▸ **WORK INSTRUCTIONS**
Type again, exactly, the lines below from the start through the line that includes "(daerahkelas) at (1111.5,78)".

▸ **DATASET EXCERPT**

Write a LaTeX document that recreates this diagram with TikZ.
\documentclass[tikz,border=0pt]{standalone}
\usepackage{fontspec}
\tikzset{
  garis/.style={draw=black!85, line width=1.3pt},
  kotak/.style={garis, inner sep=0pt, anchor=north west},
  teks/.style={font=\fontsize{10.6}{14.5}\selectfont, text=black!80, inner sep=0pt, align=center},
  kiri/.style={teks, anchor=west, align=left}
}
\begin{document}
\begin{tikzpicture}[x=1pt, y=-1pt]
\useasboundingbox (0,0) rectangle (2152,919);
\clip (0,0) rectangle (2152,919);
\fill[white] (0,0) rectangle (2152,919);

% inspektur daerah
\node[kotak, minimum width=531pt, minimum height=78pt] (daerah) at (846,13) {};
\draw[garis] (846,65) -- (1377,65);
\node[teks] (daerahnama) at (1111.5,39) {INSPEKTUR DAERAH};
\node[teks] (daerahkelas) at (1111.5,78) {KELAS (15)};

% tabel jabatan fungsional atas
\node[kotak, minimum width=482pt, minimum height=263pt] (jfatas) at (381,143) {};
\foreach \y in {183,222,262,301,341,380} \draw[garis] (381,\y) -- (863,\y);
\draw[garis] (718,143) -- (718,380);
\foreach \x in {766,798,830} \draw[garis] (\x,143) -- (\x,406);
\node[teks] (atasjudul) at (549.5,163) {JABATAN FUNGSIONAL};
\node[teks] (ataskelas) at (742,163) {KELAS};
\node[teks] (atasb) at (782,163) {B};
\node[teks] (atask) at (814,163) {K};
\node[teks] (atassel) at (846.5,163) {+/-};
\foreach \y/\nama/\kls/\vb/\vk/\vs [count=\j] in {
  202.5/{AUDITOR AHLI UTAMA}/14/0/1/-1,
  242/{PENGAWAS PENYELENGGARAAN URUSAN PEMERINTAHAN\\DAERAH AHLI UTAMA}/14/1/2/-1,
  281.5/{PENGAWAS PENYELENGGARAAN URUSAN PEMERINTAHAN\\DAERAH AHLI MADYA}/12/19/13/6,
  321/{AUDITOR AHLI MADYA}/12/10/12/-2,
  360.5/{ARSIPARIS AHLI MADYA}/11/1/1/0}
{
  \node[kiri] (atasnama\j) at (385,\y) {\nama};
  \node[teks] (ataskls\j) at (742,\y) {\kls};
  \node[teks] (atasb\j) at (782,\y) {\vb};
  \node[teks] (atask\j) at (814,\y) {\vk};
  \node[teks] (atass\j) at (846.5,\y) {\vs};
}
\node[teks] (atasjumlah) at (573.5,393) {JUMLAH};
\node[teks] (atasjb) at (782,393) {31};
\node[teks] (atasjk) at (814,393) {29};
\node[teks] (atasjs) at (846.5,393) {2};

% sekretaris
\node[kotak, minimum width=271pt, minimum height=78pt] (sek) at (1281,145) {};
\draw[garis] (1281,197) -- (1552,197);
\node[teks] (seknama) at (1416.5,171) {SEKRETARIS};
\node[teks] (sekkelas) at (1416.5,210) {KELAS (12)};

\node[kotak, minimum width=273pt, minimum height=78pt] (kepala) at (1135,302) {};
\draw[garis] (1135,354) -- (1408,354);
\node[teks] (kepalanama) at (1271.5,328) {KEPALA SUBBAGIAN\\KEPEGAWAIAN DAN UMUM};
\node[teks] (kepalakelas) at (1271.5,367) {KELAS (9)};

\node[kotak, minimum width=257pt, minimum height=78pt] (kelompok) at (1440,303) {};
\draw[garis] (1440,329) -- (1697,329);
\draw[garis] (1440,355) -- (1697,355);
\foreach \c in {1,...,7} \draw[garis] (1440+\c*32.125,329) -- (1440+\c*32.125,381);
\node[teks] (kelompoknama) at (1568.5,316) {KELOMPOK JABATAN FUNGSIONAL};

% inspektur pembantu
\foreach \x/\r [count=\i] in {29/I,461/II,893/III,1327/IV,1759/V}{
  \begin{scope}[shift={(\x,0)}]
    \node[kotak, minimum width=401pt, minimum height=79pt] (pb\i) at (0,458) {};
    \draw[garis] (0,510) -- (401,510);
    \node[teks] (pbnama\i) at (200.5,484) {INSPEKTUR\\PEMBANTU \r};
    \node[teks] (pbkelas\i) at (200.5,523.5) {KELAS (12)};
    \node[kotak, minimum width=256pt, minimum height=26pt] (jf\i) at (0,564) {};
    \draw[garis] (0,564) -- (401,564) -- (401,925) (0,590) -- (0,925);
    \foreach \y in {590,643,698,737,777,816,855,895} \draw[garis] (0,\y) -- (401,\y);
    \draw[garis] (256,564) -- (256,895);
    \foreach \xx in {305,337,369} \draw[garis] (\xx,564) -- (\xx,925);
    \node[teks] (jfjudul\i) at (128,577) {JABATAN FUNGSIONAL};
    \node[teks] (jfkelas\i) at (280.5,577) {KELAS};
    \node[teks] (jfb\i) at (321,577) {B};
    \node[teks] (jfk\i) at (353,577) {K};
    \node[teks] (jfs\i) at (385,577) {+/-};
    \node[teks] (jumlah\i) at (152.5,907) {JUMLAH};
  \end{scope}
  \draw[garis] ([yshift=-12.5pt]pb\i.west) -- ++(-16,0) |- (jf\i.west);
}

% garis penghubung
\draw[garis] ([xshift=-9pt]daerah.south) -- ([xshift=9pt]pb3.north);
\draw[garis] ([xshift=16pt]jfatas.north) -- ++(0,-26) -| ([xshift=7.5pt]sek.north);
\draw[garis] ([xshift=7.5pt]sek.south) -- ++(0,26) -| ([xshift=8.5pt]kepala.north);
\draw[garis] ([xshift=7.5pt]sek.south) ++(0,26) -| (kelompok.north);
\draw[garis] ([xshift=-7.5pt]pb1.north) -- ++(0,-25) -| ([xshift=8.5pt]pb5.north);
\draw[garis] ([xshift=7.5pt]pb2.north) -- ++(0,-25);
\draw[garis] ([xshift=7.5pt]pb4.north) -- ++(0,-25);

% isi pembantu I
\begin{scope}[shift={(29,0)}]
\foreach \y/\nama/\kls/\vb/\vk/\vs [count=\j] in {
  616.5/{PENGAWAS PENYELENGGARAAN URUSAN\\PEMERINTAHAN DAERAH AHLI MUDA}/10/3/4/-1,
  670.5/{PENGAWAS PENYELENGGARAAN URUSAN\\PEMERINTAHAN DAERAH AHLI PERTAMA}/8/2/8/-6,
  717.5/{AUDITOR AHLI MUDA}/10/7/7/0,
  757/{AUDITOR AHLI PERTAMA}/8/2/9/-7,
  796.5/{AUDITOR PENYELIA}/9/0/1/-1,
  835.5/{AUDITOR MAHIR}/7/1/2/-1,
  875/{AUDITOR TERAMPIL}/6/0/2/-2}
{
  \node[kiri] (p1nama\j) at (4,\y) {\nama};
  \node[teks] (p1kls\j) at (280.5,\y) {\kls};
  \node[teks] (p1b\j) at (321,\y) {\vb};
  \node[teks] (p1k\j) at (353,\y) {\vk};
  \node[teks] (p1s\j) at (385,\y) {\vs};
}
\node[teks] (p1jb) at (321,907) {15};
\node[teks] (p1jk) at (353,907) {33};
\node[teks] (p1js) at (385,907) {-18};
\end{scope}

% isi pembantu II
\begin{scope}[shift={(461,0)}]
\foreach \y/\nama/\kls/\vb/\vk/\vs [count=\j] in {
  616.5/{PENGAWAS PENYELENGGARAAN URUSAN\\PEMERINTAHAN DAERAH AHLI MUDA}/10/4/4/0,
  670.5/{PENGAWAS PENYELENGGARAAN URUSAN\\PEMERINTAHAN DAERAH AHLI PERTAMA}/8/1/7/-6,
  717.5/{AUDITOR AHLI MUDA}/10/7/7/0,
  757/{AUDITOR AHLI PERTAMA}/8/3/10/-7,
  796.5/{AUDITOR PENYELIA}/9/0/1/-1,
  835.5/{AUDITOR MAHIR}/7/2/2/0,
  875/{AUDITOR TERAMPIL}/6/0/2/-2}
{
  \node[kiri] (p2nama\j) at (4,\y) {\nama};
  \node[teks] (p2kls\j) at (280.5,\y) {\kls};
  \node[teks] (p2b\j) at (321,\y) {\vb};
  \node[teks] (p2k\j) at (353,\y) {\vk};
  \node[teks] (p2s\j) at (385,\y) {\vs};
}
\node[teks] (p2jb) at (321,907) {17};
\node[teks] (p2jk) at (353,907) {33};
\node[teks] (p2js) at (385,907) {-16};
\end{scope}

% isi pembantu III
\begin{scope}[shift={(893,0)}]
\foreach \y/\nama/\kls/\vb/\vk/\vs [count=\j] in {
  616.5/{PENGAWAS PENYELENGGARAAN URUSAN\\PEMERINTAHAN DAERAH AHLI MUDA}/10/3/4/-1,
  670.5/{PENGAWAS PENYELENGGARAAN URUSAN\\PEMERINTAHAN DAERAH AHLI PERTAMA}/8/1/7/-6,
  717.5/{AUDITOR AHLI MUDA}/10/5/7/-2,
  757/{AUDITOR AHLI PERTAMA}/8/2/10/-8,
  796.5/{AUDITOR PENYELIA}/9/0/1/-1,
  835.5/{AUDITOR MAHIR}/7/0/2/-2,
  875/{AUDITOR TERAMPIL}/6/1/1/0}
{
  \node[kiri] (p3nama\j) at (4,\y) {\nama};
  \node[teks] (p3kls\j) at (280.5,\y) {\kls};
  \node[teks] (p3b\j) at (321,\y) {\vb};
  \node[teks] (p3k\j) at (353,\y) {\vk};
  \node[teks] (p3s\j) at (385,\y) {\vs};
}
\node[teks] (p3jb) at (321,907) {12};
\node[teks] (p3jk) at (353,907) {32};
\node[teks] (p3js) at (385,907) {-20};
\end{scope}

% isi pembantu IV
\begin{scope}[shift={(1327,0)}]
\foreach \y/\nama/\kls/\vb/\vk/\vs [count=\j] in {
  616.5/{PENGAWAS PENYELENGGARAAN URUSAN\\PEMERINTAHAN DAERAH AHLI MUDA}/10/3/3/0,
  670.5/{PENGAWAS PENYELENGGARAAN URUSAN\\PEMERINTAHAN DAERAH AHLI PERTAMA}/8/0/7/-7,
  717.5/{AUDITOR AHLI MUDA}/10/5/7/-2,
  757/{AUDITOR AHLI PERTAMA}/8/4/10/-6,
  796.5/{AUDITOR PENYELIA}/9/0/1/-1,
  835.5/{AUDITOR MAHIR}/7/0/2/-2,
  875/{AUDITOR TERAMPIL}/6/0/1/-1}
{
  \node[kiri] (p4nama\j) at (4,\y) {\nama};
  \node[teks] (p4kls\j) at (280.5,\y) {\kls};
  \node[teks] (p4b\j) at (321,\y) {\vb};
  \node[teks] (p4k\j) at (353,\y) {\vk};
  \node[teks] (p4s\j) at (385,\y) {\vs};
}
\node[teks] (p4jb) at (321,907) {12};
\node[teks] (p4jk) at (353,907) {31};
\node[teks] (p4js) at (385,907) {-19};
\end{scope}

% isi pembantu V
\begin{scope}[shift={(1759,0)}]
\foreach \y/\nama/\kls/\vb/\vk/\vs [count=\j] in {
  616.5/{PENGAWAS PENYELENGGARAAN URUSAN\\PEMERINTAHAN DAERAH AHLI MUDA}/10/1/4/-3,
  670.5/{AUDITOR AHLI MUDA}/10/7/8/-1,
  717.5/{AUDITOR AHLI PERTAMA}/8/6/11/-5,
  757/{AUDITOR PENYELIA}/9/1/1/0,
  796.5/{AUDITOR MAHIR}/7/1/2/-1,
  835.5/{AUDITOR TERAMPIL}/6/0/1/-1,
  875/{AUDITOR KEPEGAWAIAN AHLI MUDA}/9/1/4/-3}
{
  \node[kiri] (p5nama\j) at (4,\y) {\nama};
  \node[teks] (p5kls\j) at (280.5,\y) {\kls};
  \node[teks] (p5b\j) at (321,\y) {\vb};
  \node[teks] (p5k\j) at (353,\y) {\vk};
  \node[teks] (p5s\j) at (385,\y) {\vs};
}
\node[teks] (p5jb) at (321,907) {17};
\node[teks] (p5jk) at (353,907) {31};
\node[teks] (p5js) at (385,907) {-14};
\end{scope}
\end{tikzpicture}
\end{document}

▸ **THE OUTPUT**
Write a LaTeX document that recreates this diagram with TikZ.
\documentclass[tikz,border=0pt]{standalone}
\usepackage{fontspec}
\tikzset{
  garis/.style={draw=black!85, line width=1.3pt},
  kotak/.style={garis, inner sep=0pt, anchor=north west},
  teks/.style={font=\fontsize{10.6}{14.5}\selectfont, text=black!80, inner sep=0pt, align=center},
  kiri/.style={teks, anchor=west, align=left}
}
\begin{document}
\begin{tikzpicture}[x=1pt, y=-1pt]
\useasboundingbox (0,0) rectangle (2152,919);
\clip (0,0) rectangle (2152,919);
\fill[white] (0,0) rectangle (2152,919);

% inspektur daerah
\node[kotak, minimum width=531pt, minimum height=78pt] (daerah) at (846,13) {};
\draw[garis] (846,65) -- (1377,65);
\node[teks] (daerahnama) at (1111.5,39) {INSPEKTUR DAERAH};
\node[teks] (daerahkelas) at (1111.5,78) {KELAS (15)};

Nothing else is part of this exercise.